The Reality Of 401k Loans
“Every time you borrow money, you’re robbing your future self.” -Nathan W. Morris
Saving for retirement is certainly one of the best financial decisions you can make in order to help your future self. Not only will it allow you to maintain an income after you stop working, but it will also allow your money to grow so that you can have more to work with when the paychecks stop coming in. One of the options that many 401k plans offer is to take out a loan when you need extra cash. I have opted for this option myself and actually still am in the process of paying the loan back. Today I want to share with you my story with 401k loans and the disadvantages that I only came to see after the damage was done.
When I took a loan from my 401k, my wife and I used the money to pay off our credit cards and some other debt that we had. Boy did it feel great after we made those payments and received the statements with the $0 balance! I felt accomplished. No more credit card payments! Woo hoo! Up until this point, we were struggling to keep on top of everything. Now that the balances were paid and the 401k loan payments automatically deducted from my check, I felt like there was nothing I needed to worry about anymore. I wasn’t trying to scale a financial wall anymore. (See “Stop Scaling The Wall“)
Reality Set In
A few months later, and after making those payments to the credit cards, I realized I didn’t really pay off my debt, I only transferred it. So rather than getting my paycheck and making $200 worth of payments to the credit cards, my paycheck was just $200 less than what I was used to. And now, since I am locked in to the loan re-payment term, I can’t even make additional payments if I wanted to! I’m stuck!

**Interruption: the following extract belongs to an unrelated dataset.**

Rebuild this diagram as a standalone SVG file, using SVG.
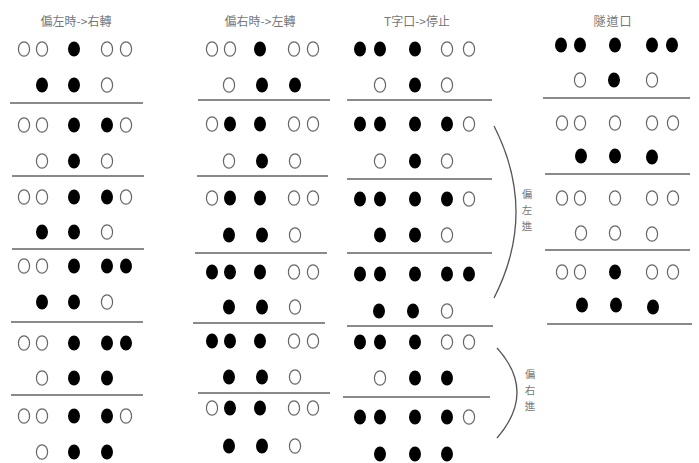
<svg xmlns="http://www.w3.org/2000/svg" width="699" height="463" viewBox="0 0 699 463">
<style>
.f{fill:#000}
.h{fill:#fff;stroke:#666;stroke-width:1.2}
.sep{stroke:#8a8a8a;stroke-width:1.8}
.t{font-family:"Noto Sans CJK TC","Noto Sans CJK SC",serif;font-size:12px;fill:#777;text-anchor:middle}
.v{font-family:"Noto Sans CJK TC","Noto Sans CJK SC",serif;font-size:10.5px;fill:#777;text-anchor:middle}
.br{fill:none;stroke:#555;stroke-width:1.3}
</style>
<defs>
<ellipse id="F" class="f" rx="6" ry="7.5"/>
<ellipse id="H" class="h" rx="5.6" ry="7.2"/>
</defs>
<rect width="699" height="463" fill="#fff"/>

<g id="col1">
<text class="t" x="76" y="26">偏左時-&gt;右轉</text>
<g id="c1b1"><use href="#H" x="24" y="49"/><use href="#H" x="42" y="49"/><use href="#F" x="74" y="49"/><use href="#H" x="107" y="49"/><use href="#H" x="126" y="49"/>
<use href="#F" x="42" y="85"/><use href="#F" x="74" y="85"/><use href="#H" x="107" y="85"/></g>
<g id="c1b2"><use href="#H" x="24" y="125"/><use href="#H" x="42" y="125"/><use href="#F" x="74" y="125"/><use href="#F" x="107" y="125"/><use href="#H" x="126" y="125"/>
<use href="#H" x="42" y="161"/><use href="#F" x="74" y="161"/><use href="#H" x="107" y="161"/></g>
<g id="c1b3"><use href="#H" x="24" y="197"/><use href="#H" x="42" y="197"/><use href="#F" x="74" y="197"/><use href="#F" x="107" y="197"/><use href="#H" x="126" y="197"/>
<use href="#F" x="42" y="232"/><use href="#F" x="74" y="232"/><use href="#H" x="107" y="232"/></g>
<g id="c1b4"><use href="#H" x="24" y="266"/><use href="#H" x="42" y="266"/><use href="#F" x="74" y="266"/><use href="#F" x="107" y="266"/><use href="#F" x="126" y="266"/>
<use href="#F" x="42" y="302"/><use href="#F" x="74" y="302"/><use href="#H" x="107" y="302"/></g>
<g id="c1b5"><use href="#H" x="24" y="343"/><use href="#H" x="42" y="343"/><use href="#F" x="74" y="343"/><use href="#F" x="107" y="343"/><use href="#F" x="126" y="343"/>
<use href="#H" x="42" y="378"/><use href="#F" x="74" y="378"/><use href="#F" x="107" y="378"/></g>
<g id="c1b6"><use href="#H" x="24" y="416"/><use href="#H" x="42" y="416"/><use href="#F" x="74" y="416"/><use href="#F" x="107" y="416"/><use href="#H" x="126" y="416"/>
<use href="#H" x="42" y="452"/><use href="#F" x="74" y="452"/><use href="#F" x="107" y="452"/></g>
<line class="sep" x1="10" y1="103" x2="143" y2="103"/>
<line class="sep" x1="12" y1="176" x2="144" y2="176"/>
<line class="sep" x1="12" y1="249" x2="144" y2="249"/>
<line class="sep" x1="11" y1="322" x2="143" y2="322"/>
<line class="sep" x1="11" y1="395" x2="143" y2="395"/>
</g>

<g id="col2">
<text class="t" x="260" y="26">偏右時-&gt;左轉</text>
<g id="c2b1"><use href="#H" x="212" y="49"/><use href="#H" x="230" y="49"/><use href="#F" x="260" y="49"/><use href="#H" x="294" y="49"/><use href="#H" x="313" y="49"/>
<use href="#H" x="229" y="85"/><use href="#F" x="262" y="85"/><use href="#F" x="295" y="85"/></g>
<g id="c2b2"><use href="#H" x="212" y="124"/><use href="#F" x="230" y="124"/><use href="#F" x="260" y="124"/><use href="#H" x="294" y="124"/><use href="#H" x="313" y="124"/>
<use href="#H" x="229" y="161"/><use href="#F" x="262" y="161"/><use href="#H" x="295" y="161"/></g>
<g id="c2b3"><use href="#H" x="212" y="198"/><use href="#F" x="230" y="198"/><use href="#F" x="260" y="198"/><use href="#H" x="294" y="198"/><use href="#H" x="313" y="198"/>
<use href="#F" x="229" y="235"/><use href="#F" x="262" y="235"/><use href="#H" x="295" y="235"/></g>
<g id="c2b4"><use href="#F" x="212" y="272"/><use href="#F" x="230" y="272"/><use href="#F" x="260" y="272"/><use href="#H" x="294" y="272"/><use href="#H" x="313" y="272"/>
<use href="#F" x="229" y="307"/><use href="#F" x="262" y="307"/><use href="#H" x="295" y="307"/></g>
<g id="c2b5"><use href="#F" x="212" y="341"/><use href="#F" x="230" y="341"/><use href="#F" x="260" y="341"/><use href="#H" x="294" y="341"/><use href="#H" x="313" y="341"/>
<use href="#F" x="229" y="377"/><use href="#F" x="262" y="377"/><use href="#H" x="295" y="377"/></g>
<g id="c2b6"><use href="#H" x="212" y="408"/><use href="#F" x="230" y="408"/><use href="#F" x="260" y="408"/><use href="#H" x="294" y="408"/><use href="#H" x="313" y="408"/>
<use href="#F" x="229" y="446"/><use href="#F" x="262" y="446"/><use href="#H" x="295" y="446"/></g>
<line class="sep" x1="198" y1="100" x2="330" y2="100"/>
<line class="sep" x1="197" y1="176" x2="328" y2="176"/>
<line class="sep" x1="195" y1="253" x2="327" y2="253"/>
<line class="sep" x1="193" y1="323" x2="325" y2="323"/>
<line class="sep" x1="198" y1="393" x2="330" y2="393"/>
</g>

<g id="col3">
<text class="t" x="417" y="26">T字口-&gt;停止</text>
<g id="c3b1"><use href="#F" x="360" y="49"/><use href="#F" x="380" y="49"/><use href="#F" x="415" y="49"/><use href="#H" x="447" y="49"/><use href="#H" x="469" y="49"/>
<use href="#H" x="380" y="85"/><use href="#F" x="415" y="85"/><use href="#H" x="447" y="85"/></g>
<g id="c3b2"><use href="#F" x="360" y="124"/><use href="#F" x="380" y="124"/><use href="#F" x="415" y="124"/><use href="#F" x="447" y="124"/><use href="#H" x="469" y="124"/>
<use href="#H" x="380" y="161"/><use href="#F" x="415" y="161"/><use href="#H" x="447" y="161"/></g>
<g id="c3b3"><use href="#F" x="360" y="199"/><use href="#F" x="380" y="199"/><use href="#F" x="415" y="199"/><use href="#F" x="447" y="199"/><use href="#H" x="469" y="199"/>
<use href="#F" x="380" y="235"/><use href="#F" x="415" y="235"/><use href="#H" x="447" y="235"/></g>
<g id="c3b4"><use href="#F" x="360" y="274"/><use href="#F" x="380" y="274"/><use href="#F" x="415" y="274"/><use href="#F" x="447" y="274"/><use href="#F" x="469" y="274"/>
<use href="#F" x="379" y="311"/><use href="#F" x="413" y="311"/><use href="#H" x="447" y="311"/></g>
<g id="c3b5"><use href="#F" x="360" y="342"/><use href="#F" x="380" y="342"/><use href="#F" x="415" y="342"/><use href="#H" x="447" y="342"/><use href="#H" x="469" y="342"/>
<use href="#H" x="380" y="378"/><use href="#F" x="415" y="378"/><use href="#F" x="447" y="378"/></g>
<g id="c3b6"><use href="#F" x="360" y="417"/><use href="#F" x="380" y="417"/><use href="#F" x="415" y="417"/><use href="#F" x="447" y="417"/><use href="#H" x="469" y="417"/>
<use href="#F" x="380" y="454"/><use href="#F" x="415" y="454"/><use href="#F" x="447" y="454"/></g>
<line class="sep" x1="347" y1="100" x2="492" y2="100"/>
<line class="sep" x1="347" y1="179" x2="492" y2="179"/>
<line class="sep" x1="347" y1="253" x2="492" y2="253"/>
<line class="sep" x1="347" y1="326" x2="493" y2="326"/>
<line class="sep" x1="343" y1="397" x2="490" y2="397"/>
</g>

<g id="col4">
<text class="t" x="613" y="26" style="letter-spacing:1px">隧道口</text>
<g id="c4b1"><use href="#F" x="561" y="45"/><use href="#F" x="580" y="45"/><use href="#F" x="615" y="45"/><use href="#F" x="652" y="45"/><use href="#F" x="672" y="45"/>
<use href="#H" x="580" y="80"/><use href="#F" x="614" y="80"/><use href="#H" x="652" y="80"/></g>
<g id="c4b2"><use href="#H" x="562" y="123"/><use href="#H" x="580" y="123"/><use href="#H" x="615" y="123"/><use href="#H" x="652" y="123"/><use href="#H" x="673" y="123"/>
<use href="#F" x="581" y="156"/><use href="#F" x="615" y="156"/><use href="#F" x="652" y="157"/></g>
<g id="c4b3"><use href="#H" x="562" y="198"/><use href="#H" x="580" y="198"/><use href="#H" x="615" y="198"/><use href="#H" x="652" y="198"/><use href="#H" x="673" y="198"/>
<use href="#H" x="581" y="233"/><use href="#H" x="615" y="233"/><use href="#H" x="652" y="234"/></g>
<g id="c4b4"><use href="#H" x="562" y="272"/><use href="#H" x="580" y="272"/><use href="#F" x="615" y="272"/><use href="#H" x="652" y="272"/><use href="#H" x="673" y="272"/>
<use href="#F" x="582" y="305"/><use href="#F" x="616" y="305"/><use href="#F" x="653" y="307"/></g>
<line class="sep" x1="543" y1="98" x2="690" y2="98"/>
<line class="sep" x1="545" y1="174" x2="690" y2="174"/>
<line class="sep" x1="545" y1="250" x2="690" y2="250"/>
<line class="sep" x1="547" y1="324" x2="692" y2="324"/>
</g>

<g id="brackets">
<path class="br" d="M494,126 Q538,212 494,298"/>
<text class="v"><tspan x="527" y="198">偏</tspan><tspan x="527" y="214">左</tspan><tspan x="527" y="230">進</tspan></text>
<path class="br" d="M497,348 Q537,392 497,438"/>
<text class="v"><tspan x="530" y="378">偏</tspan><tspan x="530" y="394">右</tspan><tspan x="530" y="410">進</tspan></text>
</g>
</svg>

Ok, ok, so yes, with the 401k loans I am no longer paying interest to a creditor. In the long run, is it really worth it? My answer is no…and here is why. 1) Since the debt was only transferred, I didn’t really learn my lesson about using credit cards. This will certainly not help me in the future. 2) Now I get to see those repayment deductions on my paystub until the darn thing is paid off. (Oh and I cannot make any extra payments when I have money I can throw at it). 3) The growth rate of my 401k is now lower since my balance is lower. This may not seem like a big deal, but it certainly is.
The Breakdown
Here is an example of what a 401k loan may cost you on a 5-year loan (these are made up numbers). Let’s say you take out a $10,000 loan from your 401k. There is a one-time fee of $50, which is paid to the investment company. Additionally, you will have interest on the loan; let’s just say 4.5%. You may be thinking, “Well, on a 401k loan, the interest you pay goes back to yourself”. This is certainly true, but it can still have negative results. The reason for this is because that $10,000 you took out is not growing at the rate of the mutual fund. So if before the loan you are the essentially losing $450 or more per year. (This is using simple math, but the actual amount lost would be higher due to compound interest and growth).
My lesson here is please do not take on debt to pay off debt. With investments like a 401k, you are not borrowing from yourself, you are robbing from your future. Don’t make the mistake I made. I know it’s rough and may seem like an easy way out, but in the long run, you will see greater growth in your 401k and you will have developed a greater respect for your own money.